Tuesday, May 16, 2023

 

Exulting in a Massacre

Basil Lanneau Gildersleeve, "Brief Mention," American Journal of Philology 38.3 (1917) 333-342 (at 334):
In the medley of books with which my cage is littered there is a volume bound in pigskin, that wonderful material which is proof against superheated houses and noxious gases,—M.A. Mureti Orationes, Epistolae Hymnique Sacri, Lipsiae, Sumptibus Viduae Gothofredi Grossii MDCLX, acquired in the early days when I had a mania for Latin composition, an art in which Muretus was a past master. I soon tired of Muretus and his elegances. Justus Lipsius was more to my native bad taste. Perhaps I was prejudiced against Muretus because in one of his letters he warned young scholars against the art of dipping in which Andrew Lang was to shew himself such an adept, an art without which there would have been no joy in my own life. If some of my friends think that I have lost myself in Brief Mention, others are of the opinion that I have found myself there. And what else, pray, are Muretus' own 'Variae Lectiones'? Now apropos of the commonplace as to the divergent points of view, which I have been illustrating, one of Muretus' orations came up to my mind. Not long ago I was looking with undisguised horror at the Lusitania medal—horror heightened by the sight of the wonderful model of the boat, when I bethought me of the words in which Muretus extolled what some people still call the Massacre of St. Bartholomew. And this is the way in which the gentle humanist, who was capable of writing affectionate letters, almost deliquescent letters, to his young friends, spoke of that dreadful night: 'Qua nocte stellas equidem ipsas luxisse nitidius arbitror et flumen Sequanae maiores undas volvisse quo citius illa impurorum hominum cadavera evolveret et exoneraret in mare.' And then we are told not to believe in the wholesale butchery of the Peloponnesian War and taught to juggle with the Greek numerals.
A translation of this oft-quoted sentence from Muretus is probably superflous, but nevertheless:
On which night I think the stars themselves shone the brighter, and the River Seine rolled greater waves the quicker to remove and unload into the sea those corpses of foul men.
The sentence occurs in Muretus' Oration XXII (Post Lanienem Parisiensem, addressed to Pope Gregory XIII), vol. I, p. 229 of the Tauchnitz edition of his Orationes.

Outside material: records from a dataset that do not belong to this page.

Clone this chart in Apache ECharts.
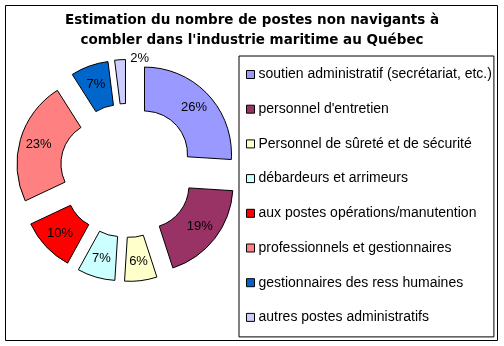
<!DOCTYPE html>
<html>
<head>
<meta charset="utf-8">
<script src="https://cdn.jsdelivr.net/npm/echarts@6/dist/echarts.min.js"></script>
<style>
  html, body { margin: 0; padding: 0; background: #fff; }
  #chart { width: 504px; height: 346px; }
</style>
</head>
<body>
<div id="chart"></div>
<script>
var categories = [
    'soutien administratif (secrétariat, etc.)',
    "personnel d'entretien",
    'Personnel de sûreté et de sécurité',
    'débardeurs et arrimeurs',
    'aux postes opérations/manutention',
    'professionnels et gestionnaires',
    'gestionnaires des ress humaines',
    'autres postes administratifs'
];
var values = [26, 19, 6, 7, 10, 23, 7, 2];
var palette = ['#9999FF', '#993366', '#FFFFCC', '#CCFFFF', '#FF0000', '#FF8080', '#0066CC', '#CCCCFF'];

var chart = echarts.init(document.getElementById('chart'), null, {renderer: 'canvas'});

var d = [];
for (var i = 0; i < categories.length; i++) {
    var item = {name: categories[i], value: values[i], selected: true};
    if (values[i] < 3) {
        item.label = {position: 'outside'};
        item.labelLine = {show: false, length: 0, length2: 0};
    }
    d.push(item);
}

var option = {
    animation: false,
    color: palette,
    title: {
        text: "Estimation du nombre de postes non navigants à\ncombler dans l'industrie maritime au Québec",
        left: 'center',
        top: 10,
        padding: [0, 0, 0, 9],
        textStyle: {
            fontFamily: 'DejaVu Sans',
            fontWeight: 'bold',
            fontSize: 13.5,
            lineHeight: 20.5,
            color: '#000'
        }
    },
    legend: {
        orient: 'vertical',
        left: 239,
        top: 56,
        padding: [11, 2, 12, 7],
        itemGap: 19.7,
        itemWidth: 8,
        itemHeight: 8,
        icon: 'rect',
        selectedMode: false,
        borderColor: '#000',
        borderWidth: 1,
        backgroundColor: '#fff',
        itemStyle: {borderColor: '#000', borderWidth: 1},
        textStyle: {
            fontFamily: 'Liberation Sans',
            fontSize: 14,
            lineHeight: 15,
            color: '#000',
            padding: [0, 0, 0, -1]
        },
        data: categories
    },
    graphic: [{
        type: 'rect',
        shape: {x: 5.5, y: 5.5, width: 492, height: 335},
        style: {fill: null, stroke: '#000', lineWidth: 1},
        silent: true,
        z: -1
    }],
    series: [{
        name: 'postes',
        type: 'pie',
        center: [127, 170.5],
        radius: [43, 87],
        startAngle: 90,
        clockwise: true,
        selectedMode: 'multiple',
        selectedOffset: 24,
        avoidLabelOverlap: false,
        itemStyle: {borderColor: '#000', borderWidth: 1},
        emphasis: {disabled: true},
        label: {
            show: true,
            position: 'inside',
            formatter: '{c}%',
            fontFamily: 'Liberation Sans',
            fontSize: 13,
            color: '#000'
        },
        labelLayout: function (params) {
            if (params.dataIndex === 7) {
                return {dx: 34, dy: -1};
            }
        },
        data: d
    }]
};
chart.setOption(option);
</script>
</body>
</html>
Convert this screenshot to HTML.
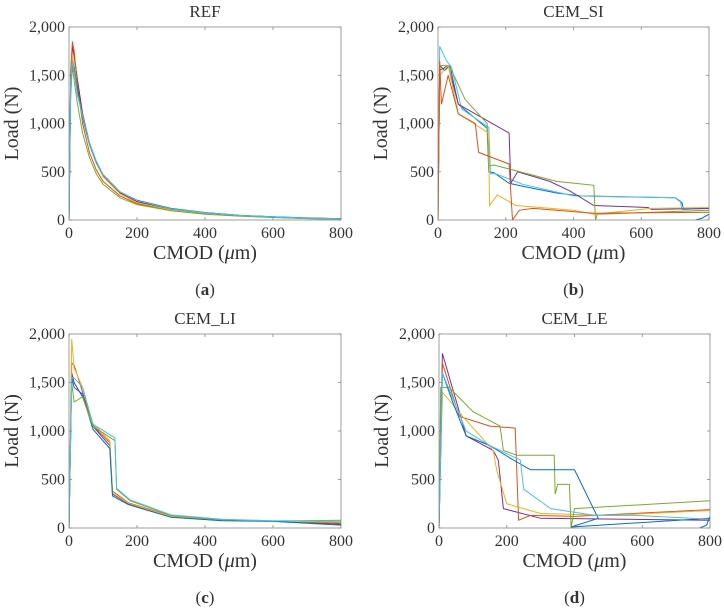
<!DOCTYPE html>
<html><head><meta charset="utf-8"><style>
body{margin:0;background:#fff}
svg text{font-family:"Liberation Serif",serif;fill:#333}
</style></head><body>
<svg id="fig" width="724" height="607" viewBox="0 0 724 607" xmlns="http://www.w3.org/2000/svg"></svg>
<script>
// Panel data (x in µm, y in N)
const xTicks=[0,200,400,600,800];
const yTicks=[0,500,1000,1500,2000];
const yTickLabels=["0","500","1,000","1,500","2,000"];
const colors=["#0072BD","#D95319","#EDB120","#7E2F8E","#77AC30","#4DBEEE","#A2142F"];
const titles=["REF","CEM_SI","CEM_LI","CEM_LE"];
const letters=["a","b","c","d"];

const refX=[0,5,10,15,25,40,60,80,100,150,200,300,400,500,600,700,800];
const refY1=[0,1500,1800,1700,1450,1100,800,600,460,280,190,110,70,45,30,18,10];
const refY2=[0,1550,1850,1750,1400,1000,700,520,400,250,170,100,65,42,28,16,8];
const refY3=[0,1450,1700,1600,1350,1050,780,590,450,270,180,105,68,44,30,18,10];
const refY4=[0,1400,1650,1550,1300,1080,800,610,470,290,200,115,75,48,32,20,12];
const refY5=[0,1300,1600,1450,1200,900,650,480,370,230,160,95,60,40,26,15,8];
const refY6=[0,1400,1620,1580,1350,1060,790,600,470,290,205,120,78,50,33,22,15];

const siX1=[0,5,20,35,60,145,150,165,210,250,350,420,700,720,725,800];
const siY1=[0,1600,1550,1600,1200,950,500,490,380,350,280,250,230,180,110,120];
const siX2=[0,5,25,40,70,150,155,170,250,400,700,715,720,800];
const siY2=[0,1800,1650,1580,1150,960,480,480,370,250,230,200,110,120];
const siX3=[0,5,30,60,210,215,235,330,390,460,620,630,800];
const siY3=[0,1550,1600,1200,900,380,500,400,300,150,130,110,120];
const siX4=[0,5,30,40,80,145,150,165,350,460,465,470,800];
const siY4=[0,1600,1600,1550,1250,1000,560,570,400,360,0,60,100];
const siX5=[0,5,30,60,150,152,175,230,400,460,630,800];
const siY5=[0,1500,1600,1100,900,150,260,150,100,60,120,130];
const siX6=[0,5,10,30,60,110,120,210,220,240,280,460,800];
const siY6=[0,1650,1200,1500,1100,1000,700,580,0,100,120,70,80];
const siX7=[760,780,800];
const siY7=[0,20,60];

const liX=[0,8,15,40,70,120,128,175,300,450,600,800];
const liY1=[0,1600,1500,1350,1050,850,350,250,120,80,70,40];
const liY2=[0,1700,1680,1400,1060,880,380,260,125,85,72,50];
const liY3=[0,1950,1650,1450,1080,900,360,255,120,82,70,60];
const liY4=[0,1550,1450,1380,1020,820,330,240,110,75,68,30];
const liX5=[0,8,15,40,70,135,140,180,300,450,600,800];
const liY5=[0,1500,1300,1350,1050,900,400,280,130,85,72,80];
const liY6=[0,1550,1550,1450,1070,930,410,290,135,90,75,70];

const leX1=[0,10,60,80,160,175,190,300,800];
const leY1=[0,1800,1200,950,800,700,200,100,80];
const leX2=[0,10,60,150,225,235,270,400,800];
const leY2=[0,1700,1150,1050,1030,80,130,120,190];
const leX3=[0,10,70,160,170,200,300,500,800];
const leY3=[0,1400,1150,800,600,250,150,130,180];
const leX4=[0,5,30,100,180,190,230,340,343,350,385,390,400,800];
const leY4=[0,1450,1450,1200,1050,800,750,750,350,450,450,0,200,280];
const leX5=[0,10,40,80,150,220,270,400,470,390,800];
const leY5=[0,1600,1300,950,850,700,600,600,100,10,100];
const leX6=[0,10,80,150,240,250,330,460,580,800];
const leY6=[0,1600,1000,850,700,400,200,130,130,90];
const leX7=[770,790,800];
const leY7=[0,30,120];

const panels=[
 {series:[[refX,refY1,6],[refX,refY2,1],[refX,refY3,2],[refX,refY4,3],[refX,refY5,4],[refX,refY6,0],[refX,refY4,5]]},
 {series:[[siX1,siY1,0],[siX2,siY2,5],[siX3,siY3,3],[siX4,siY4,4],[siX5,siY5,2],[siX6,siY6,1],[siX7,siY7,0]]},
 {series:[[liX,liY1,3],[liX,liY2,1],[liX,liY3,2],[liX,liY4,0],[liX5,liY5,4],[liX5,liY6,5]]},
 {series:[[leX1,leY1,3],[leX2,leY2,1],[leX3,leY3,2],[leX4,leY4,4],[leX5,leY5,0],[leX6,leY6,5],[leX7,leY7,0]]}
];
const boxes=[[69,341,27,220],[438,709,27,220],[69,341,334,528],[439,710,334,528]];

const NS="http://www.w3.org/2000/svg";
const svg=document.getElementById('fig');
function mk(tag,attrs,parent,txt){const e=document.createElementNS(NS,tag);for(const k in attrs)e.setAttribute(k,attrs[k]);if(txt!==undefined)e.textContent=txt;(parent||svg).appendChild(e);return e;}

panels.forEach((p,i)=>{
 const [L,R,T,B]=boxes[i];
 const xs=v=>L+(v/800)*(R-L);
 const ys=v=>B-(v/2000)*(B-T);
 const g=mk('g',{});
 
 
 mk('clipPath',{id:'clip'+i},g);
 mk('rect',{x:L,y:T,width:R-L,height:B-T},g.lastChild);
 const lines=mk('g',{'clip-path':'url(#clip'+i+')'},g);
 p.series.forEach((s,j)=>{
  const d=s[0].map((x,k)=>(k?'L':'M')+xs(x).toFixed(1)+','+ys(s[1][k]).toFixed(1)).join('');
  const path=mk('path',{d:d,fill:'none',stroke:colors[s[2]],'stroke-width':1},lines);
  
  
 });
 const box=mk('rect',{x:L,y:T,width:R-L,height:B-T,fill:'none',stroke:'#888','stroke-width':0.8},g);
 
 
 xTicks.forEach(v=>{
  const x=xs(v);
  mk('line',{x1:x,x2:x,y1:B,y2:B-3,stroke:'#888','stroke-width':0.8},g);
  mk('line',{x1:x,x2:x,y1:T,y2:T+3,stroke:'#888','stroke-width':0.8},g);
  const t=mk('text',{x:x,y:B+18,'text-anchor':'middle','font-size':16},g,String(v));
  
  
 });
 yTicks.forEach((v,k)=>{
  const y=ys(v);
  mk('line',{x1:L,x2:L+3,y1:y,y2:y,stroke:'#888','stroke-width':0.8},g);
  mk('line',{x1:R,x2:R-3,y1:y,y2:y,stroke:'#888','stroke-width':0.8},g);
  const t=mk('text',{x:L-4,y:y+5,'text-anchor':'end','font-size':16},g,yTickLabels[k]);
  
  
 });
 const cx=(L+R)/2;
 const tt=mk('text',{x:cx,y:T-10,'text-anchor':'middle','font-size':17},g,titles[i]);
 
 
 const xl=mk('text',{x:cx,y:B+39,'text-anchor':'middle','font-size':20},g);
 
 
 xl.innerHTML='CMOD (<tspan font-style="italic">μ</tspan>m)';
 const yl=mk('text',{x:0,y:0,'text-anchor':'middle','font-size':20,transform:`translate(${L-51},${(T+B)/2}) rotate(-90)`},g,'Load (N)');
 
 
 const lb=mk('text',{x:cx,y:B+75,'text-anchor':'middle','font-size':17},g);
 
 
 lb.innerHTML='(<tspan font-weight="bold">'+letters[i]+'</tspan>)';
});
</script>
</body></html>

David Irving, Memoirs of the Life and Writings of George Buchanan, 2nd ed. (Edinburgh: William Blackwood, 1817), p. 64 (on Muretus):
[H]is elaborate encomium on the massacre of St. Bartholomew must be remembered to his eternal infamy. The guilt of those execrable politicians who produced this unparalleled scene of butchery, is hardly to be compared to that of the enlightened scholar who could calmly extol so damnable a deed.
Walter Savage Landor, "King James I and Isaac Casaubon," Imaginary Conversations:
Medals were coined by order of Gregory XIII. to commemorate Saint Bartholomew's day: on one side is the pope, on the other is the slaughter. He commanded it also to be painted in the Vatican, where the painting still exists. In popes no atrocity is marvellous or remarkable; but how painful is it to find a scholar like Muretus exulting in a massacre!
Gildersleeve was partly Huguenot by extraction, and Huguenots were the victims of the Massacre of St. Bartholomew.